• **Given request**:
Copy everything from the line with "Clone this chart in matplotlib." down to the line with "plt.rcParams['mathtext.it'] = 'Liberation", inclusive of both, exactly as written; leave out all pictures.

• **Source material**:
- - -

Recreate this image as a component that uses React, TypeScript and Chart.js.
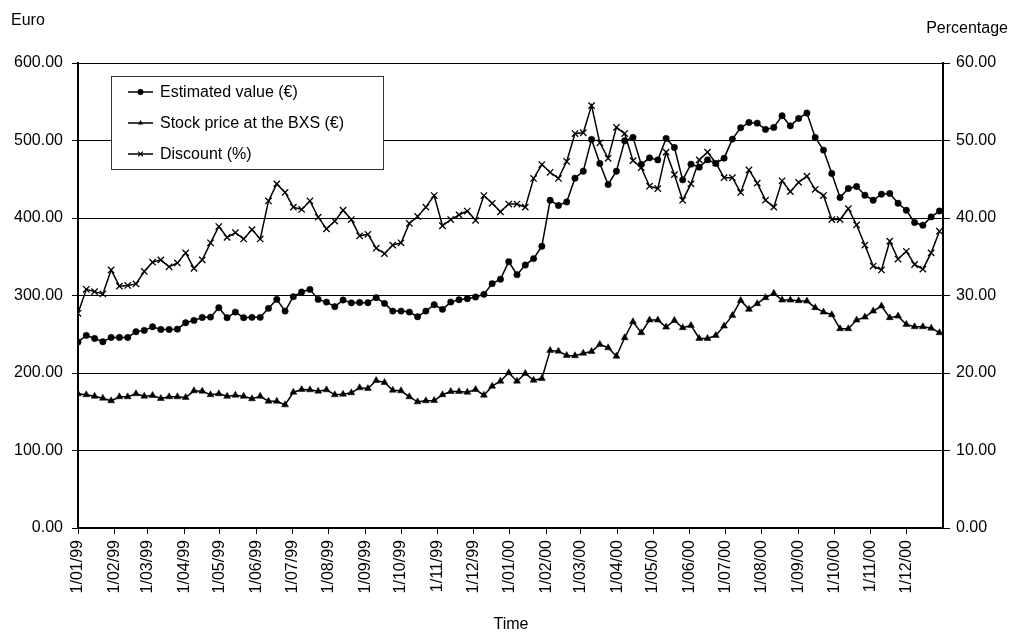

- - -

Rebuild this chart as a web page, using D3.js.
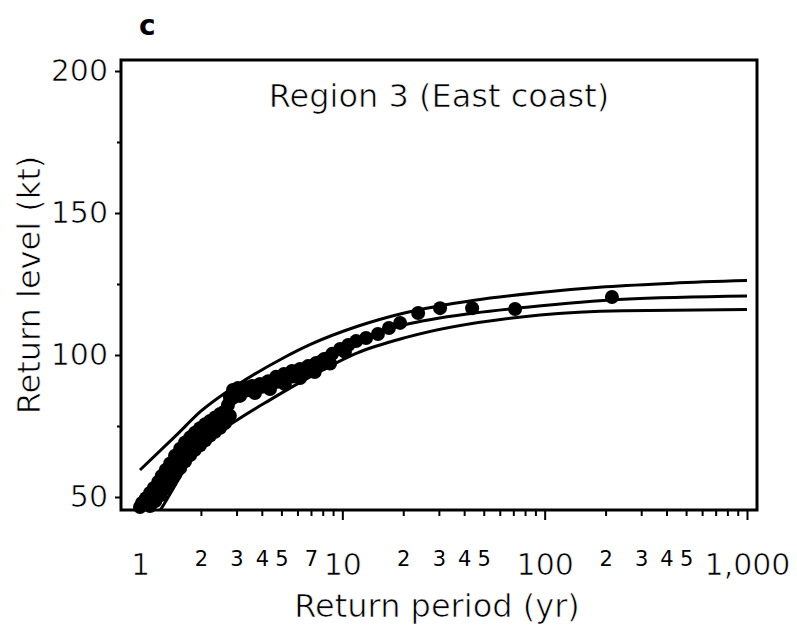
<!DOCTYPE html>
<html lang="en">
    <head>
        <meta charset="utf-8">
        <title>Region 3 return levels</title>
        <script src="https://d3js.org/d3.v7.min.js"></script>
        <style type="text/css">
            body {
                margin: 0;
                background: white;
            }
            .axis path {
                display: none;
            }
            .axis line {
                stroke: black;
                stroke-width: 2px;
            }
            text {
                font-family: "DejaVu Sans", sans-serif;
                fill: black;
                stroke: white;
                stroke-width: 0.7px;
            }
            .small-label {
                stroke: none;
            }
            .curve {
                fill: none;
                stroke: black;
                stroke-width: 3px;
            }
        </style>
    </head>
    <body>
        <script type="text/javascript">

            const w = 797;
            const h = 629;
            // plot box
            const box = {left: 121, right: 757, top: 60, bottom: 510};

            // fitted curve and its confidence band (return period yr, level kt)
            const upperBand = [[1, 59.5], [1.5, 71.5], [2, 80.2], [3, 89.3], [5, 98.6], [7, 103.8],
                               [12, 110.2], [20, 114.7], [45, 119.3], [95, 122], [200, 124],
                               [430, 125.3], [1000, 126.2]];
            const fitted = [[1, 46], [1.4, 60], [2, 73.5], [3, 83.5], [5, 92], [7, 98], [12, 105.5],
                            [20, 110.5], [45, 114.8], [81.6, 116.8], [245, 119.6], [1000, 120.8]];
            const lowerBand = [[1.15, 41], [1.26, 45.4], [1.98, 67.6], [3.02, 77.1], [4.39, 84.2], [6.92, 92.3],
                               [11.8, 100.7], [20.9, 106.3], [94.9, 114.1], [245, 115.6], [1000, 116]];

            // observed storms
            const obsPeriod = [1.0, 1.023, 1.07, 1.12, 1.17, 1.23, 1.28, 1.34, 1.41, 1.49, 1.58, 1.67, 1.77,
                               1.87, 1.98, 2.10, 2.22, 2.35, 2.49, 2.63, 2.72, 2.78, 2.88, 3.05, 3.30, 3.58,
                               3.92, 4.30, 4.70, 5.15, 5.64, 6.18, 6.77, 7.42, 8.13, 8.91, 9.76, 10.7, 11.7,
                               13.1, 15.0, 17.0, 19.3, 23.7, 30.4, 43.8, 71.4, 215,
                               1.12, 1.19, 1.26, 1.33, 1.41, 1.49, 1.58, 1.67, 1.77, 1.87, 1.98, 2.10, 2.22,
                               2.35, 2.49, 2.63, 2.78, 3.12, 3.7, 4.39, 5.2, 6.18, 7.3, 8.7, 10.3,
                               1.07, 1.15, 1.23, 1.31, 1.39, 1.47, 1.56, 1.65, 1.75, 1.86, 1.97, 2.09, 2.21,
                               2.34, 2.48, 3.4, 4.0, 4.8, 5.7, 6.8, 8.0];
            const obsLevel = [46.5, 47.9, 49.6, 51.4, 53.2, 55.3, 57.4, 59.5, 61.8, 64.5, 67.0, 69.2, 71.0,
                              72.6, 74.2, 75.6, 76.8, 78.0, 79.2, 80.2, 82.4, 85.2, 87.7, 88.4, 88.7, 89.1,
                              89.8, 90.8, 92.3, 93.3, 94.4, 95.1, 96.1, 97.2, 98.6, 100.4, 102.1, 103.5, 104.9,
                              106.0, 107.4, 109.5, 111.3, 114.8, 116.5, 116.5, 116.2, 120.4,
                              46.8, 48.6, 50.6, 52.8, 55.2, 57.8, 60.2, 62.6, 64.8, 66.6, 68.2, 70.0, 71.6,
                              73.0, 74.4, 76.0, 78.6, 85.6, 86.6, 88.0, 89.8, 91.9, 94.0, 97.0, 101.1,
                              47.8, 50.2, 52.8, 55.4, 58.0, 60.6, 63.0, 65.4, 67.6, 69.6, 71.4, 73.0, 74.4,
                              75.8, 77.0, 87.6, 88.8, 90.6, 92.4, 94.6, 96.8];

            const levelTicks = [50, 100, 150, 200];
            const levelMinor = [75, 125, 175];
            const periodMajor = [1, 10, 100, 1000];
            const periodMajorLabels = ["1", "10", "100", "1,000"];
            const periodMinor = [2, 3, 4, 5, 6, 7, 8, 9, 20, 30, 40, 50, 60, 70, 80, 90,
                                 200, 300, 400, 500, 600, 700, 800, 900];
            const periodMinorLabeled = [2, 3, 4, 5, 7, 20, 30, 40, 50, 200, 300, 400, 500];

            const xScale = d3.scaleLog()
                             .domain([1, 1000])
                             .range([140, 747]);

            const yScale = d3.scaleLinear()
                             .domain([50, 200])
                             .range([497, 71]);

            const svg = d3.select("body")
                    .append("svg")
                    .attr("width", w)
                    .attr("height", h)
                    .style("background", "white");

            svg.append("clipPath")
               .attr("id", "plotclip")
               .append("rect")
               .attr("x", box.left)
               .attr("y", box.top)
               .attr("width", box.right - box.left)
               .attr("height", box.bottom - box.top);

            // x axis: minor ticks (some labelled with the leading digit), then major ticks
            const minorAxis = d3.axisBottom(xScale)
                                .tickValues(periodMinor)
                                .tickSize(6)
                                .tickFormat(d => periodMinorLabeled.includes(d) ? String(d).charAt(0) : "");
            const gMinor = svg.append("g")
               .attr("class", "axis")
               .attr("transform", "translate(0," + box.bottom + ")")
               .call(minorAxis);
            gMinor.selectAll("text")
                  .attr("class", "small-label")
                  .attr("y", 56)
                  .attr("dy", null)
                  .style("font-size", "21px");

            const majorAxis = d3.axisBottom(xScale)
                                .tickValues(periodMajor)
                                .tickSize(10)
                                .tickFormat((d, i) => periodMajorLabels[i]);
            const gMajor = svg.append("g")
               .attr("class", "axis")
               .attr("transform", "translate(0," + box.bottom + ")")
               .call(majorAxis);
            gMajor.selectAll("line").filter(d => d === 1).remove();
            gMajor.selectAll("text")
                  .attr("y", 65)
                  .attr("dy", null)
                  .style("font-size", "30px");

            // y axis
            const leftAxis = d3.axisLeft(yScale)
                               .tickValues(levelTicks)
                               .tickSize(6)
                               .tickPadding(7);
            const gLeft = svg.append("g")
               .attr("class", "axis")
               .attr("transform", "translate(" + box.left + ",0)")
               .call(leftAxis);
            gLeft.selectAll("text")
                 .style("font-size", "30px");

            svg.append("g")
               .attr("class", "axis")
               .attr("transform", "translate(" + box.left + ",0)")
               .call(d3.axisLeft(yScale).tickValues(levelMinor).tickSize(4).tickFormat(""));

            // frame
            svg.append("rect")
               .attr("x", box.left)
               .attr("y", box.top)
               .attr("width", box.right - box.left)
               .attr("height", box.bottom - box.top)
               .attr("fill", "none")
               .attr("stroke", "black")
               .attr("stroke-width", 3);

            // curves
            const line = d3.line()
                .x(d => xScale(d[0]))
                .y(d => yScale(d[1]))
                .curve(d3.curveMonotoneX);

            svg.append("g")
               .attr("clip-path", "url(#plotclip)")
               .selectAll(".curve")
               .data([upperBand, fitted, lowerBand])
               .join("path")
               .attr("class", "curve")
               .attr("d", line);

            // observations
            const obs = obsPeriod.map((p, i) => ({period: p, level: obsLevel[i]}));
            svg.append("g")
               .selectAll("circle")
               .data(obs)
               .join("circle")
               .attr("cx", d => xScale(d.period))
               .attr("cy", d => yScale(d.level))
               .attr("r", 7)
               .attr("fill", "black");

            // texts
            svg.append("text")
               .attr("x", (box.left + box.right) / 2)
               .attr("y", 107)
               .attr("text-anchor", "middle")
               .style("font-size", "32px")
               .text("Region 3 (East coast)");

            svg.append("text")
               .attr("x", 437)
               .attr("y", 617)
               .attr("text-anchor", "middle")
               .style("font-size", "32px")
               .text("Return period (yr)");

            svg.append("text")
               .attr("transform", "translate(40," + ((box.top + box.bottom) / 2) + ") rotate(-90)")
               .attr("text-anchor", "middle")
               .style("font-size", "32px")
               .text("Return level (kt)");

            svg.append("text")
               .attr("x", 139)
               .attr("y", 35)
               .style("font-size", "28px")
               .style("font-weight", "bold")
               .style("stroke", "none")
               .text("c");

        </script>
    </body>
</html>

- - -

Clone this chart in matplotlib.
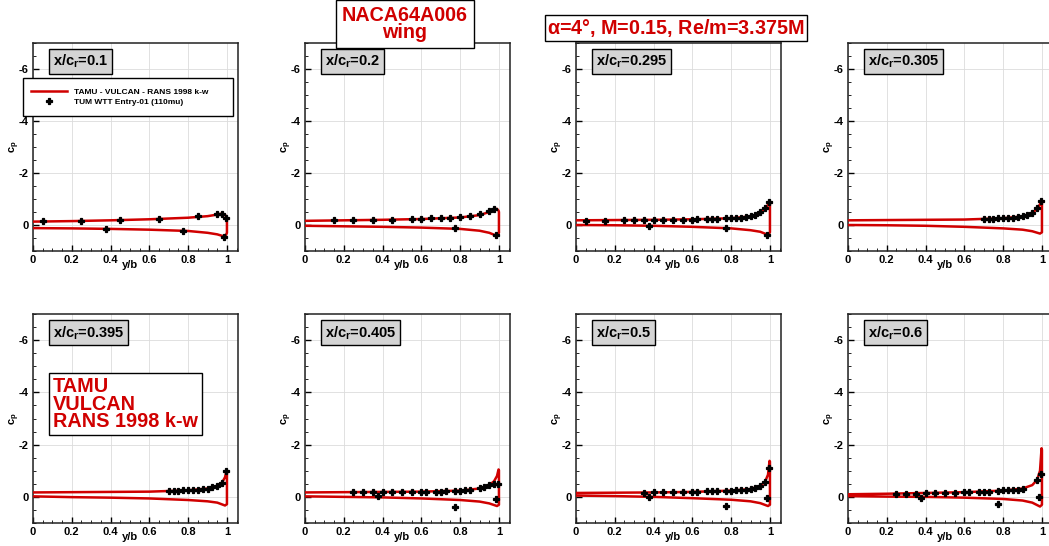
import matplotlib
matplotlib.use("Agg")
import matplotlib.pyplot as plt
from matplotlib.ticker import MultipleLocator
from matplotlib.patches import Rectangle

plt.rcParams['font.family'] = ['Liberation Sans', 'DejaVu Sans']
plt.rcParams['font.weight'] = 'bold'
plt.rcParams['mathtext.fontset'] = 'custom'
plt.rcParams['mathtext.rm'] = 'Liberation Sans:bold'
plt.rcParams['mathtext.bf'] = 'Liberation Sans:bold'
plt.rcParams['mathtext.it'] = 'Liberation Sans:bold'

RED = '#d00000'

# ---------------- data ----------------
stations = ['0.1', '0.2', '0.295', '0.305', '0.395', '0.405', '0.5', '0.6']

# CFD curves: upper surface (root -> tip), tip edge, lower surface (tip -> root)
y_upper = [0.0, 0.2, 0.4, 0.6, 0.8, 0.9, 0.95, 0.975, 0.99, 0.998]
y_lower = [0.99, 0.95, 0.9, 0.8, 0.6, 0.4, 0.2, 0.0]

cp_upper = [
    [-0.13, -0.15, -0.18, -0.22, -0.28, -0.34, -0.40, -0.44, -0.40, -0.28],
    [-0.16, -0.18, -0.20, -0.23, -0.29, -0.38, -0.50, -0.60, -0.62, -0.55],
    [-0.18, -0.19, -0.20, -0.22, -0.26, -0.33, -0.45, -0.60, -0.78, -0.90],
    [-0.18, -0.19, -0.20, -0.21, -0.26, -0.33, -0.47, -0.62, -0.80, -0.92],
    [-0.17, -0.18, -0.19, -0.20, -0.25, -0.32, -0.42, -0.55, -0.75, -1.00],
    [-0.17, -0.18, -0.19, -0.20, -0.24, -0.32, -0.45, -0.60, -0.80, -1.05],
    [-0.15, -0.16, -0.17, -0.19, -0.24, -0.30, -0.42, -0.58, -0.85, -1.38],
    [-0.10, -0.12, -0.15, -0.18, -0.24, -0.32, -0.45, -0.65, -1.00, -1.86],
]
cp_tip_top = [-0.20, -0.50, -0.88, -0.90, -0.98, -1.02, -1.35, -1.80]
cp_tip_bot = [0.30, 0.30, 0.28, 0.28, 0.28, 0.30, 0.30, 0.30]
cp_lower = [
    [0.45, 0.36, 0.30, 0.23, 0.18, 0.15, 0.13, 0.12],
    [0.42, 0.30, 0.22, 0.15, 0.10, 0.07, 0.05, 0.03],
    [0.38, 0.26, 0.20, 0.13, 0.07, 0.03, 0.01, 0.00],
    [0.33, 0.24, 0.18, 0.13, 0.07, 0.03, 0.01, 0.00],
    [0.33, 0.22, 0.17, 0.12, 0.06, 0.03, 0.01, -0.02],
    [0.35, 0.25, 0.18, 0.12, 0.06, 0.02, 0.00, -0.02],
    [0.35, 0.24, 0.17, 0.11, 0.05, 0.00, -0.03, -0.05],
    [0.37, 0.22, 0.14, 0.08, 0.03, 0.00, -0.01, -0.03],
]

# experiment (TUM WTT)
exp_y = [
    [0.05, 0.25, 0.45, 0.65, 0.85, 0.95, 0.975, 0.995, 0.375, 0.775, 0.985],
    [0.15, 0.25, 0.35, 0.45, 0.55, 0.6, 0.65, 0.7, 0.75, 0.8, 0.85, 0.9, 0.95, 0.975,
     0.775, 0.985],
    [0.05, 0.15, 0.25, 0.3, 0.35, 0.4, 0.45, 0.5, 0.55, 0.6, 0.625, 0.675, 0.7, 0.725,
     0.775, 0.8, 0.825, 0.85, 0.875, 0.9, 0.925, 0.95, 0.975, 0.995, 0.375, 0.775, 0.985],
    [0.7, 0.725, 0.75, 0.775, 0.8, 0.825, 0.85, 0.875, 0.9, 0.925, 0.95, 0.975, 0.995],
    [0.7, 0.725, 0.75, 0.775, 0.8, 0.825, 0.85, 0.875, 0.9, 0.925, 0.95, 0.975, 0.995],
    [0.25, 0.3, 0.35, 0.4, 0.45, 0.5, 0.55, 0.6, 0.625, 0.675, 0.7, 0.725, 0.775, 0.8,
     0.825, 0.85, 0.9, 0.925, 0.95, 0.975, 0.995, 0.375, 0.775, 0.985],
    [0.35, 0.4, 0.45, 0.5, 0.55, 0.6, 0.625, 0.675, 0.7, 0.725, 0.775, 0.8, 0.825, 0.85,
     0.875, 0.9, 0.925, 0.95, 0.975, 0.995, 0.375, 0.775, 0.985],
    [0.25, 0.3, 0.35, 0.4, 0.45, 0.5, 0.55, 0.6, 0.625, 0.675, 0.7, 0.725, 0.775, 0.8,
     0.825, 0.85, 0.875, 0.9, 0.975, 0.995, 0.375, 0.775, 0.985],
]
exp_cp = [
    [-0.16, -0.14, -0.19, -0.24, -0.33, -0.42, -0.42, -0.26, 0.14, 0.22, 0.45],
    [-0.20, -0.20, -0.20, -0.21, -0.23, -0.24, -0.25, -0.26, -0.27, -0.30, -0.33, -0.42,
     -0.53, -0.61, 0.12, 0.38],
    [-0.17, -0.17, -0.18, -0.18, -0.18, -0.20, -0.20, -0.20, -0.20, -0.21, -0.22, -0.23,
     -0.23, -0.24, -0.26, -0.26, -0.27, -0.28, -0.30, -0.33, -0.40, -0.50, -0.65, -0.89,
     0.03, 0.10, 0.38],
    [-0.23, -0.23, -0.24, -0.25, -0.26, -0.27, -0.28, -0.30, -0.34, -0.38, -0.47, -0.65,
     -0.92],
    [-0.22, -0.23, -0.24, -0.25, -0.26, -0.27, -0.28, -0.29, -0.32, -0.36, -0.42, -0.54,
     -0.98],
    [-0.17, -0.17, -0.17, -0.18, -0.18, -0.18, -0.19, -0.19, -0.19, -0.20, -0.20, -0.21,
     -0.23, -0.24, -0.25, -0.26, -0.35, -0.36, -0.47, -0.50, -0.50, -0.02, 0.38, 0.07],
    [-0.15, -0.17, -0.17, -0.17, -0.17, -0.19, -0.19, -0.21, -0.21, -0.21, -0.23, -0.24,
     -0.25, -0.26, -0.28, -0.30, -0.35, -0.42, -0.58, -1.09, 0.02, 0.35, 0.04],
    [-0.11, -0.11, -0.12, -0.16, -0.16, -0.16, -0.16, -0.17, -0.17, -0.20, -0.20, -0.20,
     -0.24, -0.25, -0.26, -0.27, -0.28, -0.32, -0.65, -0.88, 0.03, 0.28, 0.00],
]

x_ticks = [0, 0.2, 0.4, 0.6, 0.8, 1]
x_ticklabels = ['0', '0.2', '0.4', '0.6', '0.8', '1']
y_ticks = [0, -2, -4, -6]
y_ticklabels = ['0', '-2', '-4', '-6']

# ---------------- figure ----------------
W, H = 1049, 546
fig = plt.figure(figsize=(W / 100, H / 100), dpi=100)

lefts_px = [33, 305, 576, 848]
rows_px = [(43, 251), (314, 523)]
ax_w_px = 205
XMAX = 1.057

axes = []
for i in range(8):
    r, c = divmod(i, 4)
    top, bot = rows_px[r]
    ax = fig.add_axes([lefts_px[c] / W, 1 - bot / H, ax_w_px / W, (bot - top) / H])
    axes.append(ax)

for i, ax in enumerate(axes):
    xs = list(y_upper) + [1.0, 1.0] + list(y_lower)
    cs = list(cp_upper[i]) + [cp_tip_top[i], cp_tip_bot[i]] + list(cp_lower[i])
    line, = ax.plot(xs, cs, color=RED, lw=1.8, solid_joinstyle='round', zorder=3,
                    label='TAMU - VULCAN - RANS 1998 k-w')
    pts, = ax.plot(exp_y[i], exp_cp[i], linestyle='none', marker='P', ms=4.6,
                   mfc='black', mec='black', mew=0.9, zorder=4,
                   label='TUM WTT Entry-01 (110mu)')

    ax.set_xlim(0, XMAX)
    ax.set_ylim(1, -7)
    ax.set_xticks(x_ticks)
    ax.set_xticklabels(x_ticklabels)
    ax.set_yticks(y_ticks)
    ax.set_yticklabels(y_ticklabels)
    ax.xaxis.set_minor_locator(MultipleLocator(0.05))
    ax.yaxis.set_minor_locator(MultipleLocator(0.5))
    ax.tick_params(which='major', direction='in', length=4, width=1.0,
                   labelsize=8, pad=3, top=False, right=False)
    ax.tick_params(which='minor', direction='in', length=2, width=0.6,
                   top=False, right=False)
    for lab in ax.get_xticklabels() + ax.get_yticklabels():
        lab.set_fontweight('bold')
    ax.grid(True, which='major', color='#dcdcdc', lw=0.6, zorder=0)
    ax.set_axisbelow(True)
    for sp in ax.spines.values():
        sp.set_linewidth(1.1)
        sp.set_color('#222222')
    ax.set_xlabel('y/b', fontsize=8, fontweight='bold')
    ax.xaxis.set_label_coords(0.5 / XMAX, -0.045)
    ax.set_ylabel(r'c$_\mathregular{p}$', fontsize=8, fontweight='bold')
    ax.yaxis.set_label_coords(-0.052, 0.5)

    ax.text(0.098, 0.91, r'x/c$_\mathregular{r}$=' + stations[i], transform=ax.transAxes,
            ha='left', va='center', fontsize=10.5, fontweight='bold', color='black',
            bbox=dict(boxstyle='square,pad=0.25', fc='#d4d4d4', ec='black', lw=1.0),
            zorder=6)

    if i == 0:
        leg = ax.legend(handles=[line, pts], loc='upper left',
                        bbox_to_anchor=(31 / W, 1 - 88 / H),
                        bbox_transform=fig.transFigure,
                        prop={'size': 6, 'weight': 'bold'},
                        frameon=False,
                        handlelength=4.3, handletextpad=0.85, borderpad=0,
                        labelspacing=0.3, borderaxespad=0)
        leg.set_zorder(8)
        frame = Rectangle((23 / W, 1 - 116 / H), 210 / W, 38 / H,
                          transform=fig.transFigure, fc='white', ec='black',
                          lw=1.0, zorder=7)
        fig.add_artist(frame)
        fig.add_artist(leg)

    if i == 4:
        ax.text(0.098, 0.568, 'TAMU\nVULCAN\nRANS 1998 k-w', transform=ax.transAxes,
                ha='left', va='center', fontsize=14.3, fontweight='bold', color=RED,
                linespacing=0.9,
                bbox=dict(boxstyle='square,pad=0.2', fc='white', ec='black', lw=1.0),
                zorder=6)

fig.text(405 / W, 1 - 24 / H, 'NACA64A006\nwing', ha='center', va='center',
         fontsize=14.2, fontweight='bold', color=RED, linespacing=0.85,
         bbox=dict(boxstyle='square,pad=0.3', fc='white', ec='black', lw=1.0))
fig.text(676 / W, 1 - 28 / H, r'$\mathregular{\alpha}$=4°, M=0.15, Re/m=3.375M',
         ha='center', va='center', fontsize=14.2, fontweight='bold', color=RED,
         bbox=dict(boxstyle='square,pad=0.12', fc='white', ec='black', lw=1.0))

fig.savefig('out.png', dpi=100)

- - -

• **Exercise answer**:
Clone this chart in matplotlib.
import matplotlib
matplotlib.use("Agg")
import matplotlib.pyplot as plt
from matplotlib.ticker import MultipleLocator
from matplotlib.patches import Rectangle

plt.rcParams['font.family'] = ['Liberation Sans', 'DejaVu Sans']
plt.rcParams['font.weight'] = 'bold'
plt.rcParams['mathtext.fontset'] = 'custom'
plt.rcParams['mathtext.rm'] = 'Liberation Sans:bold'
plt.rcParams['mathtext.bf'] = 'Liberation Sans:bold'
plt.rcParams['mathtext.it'] = 'Liberation Sans:bold'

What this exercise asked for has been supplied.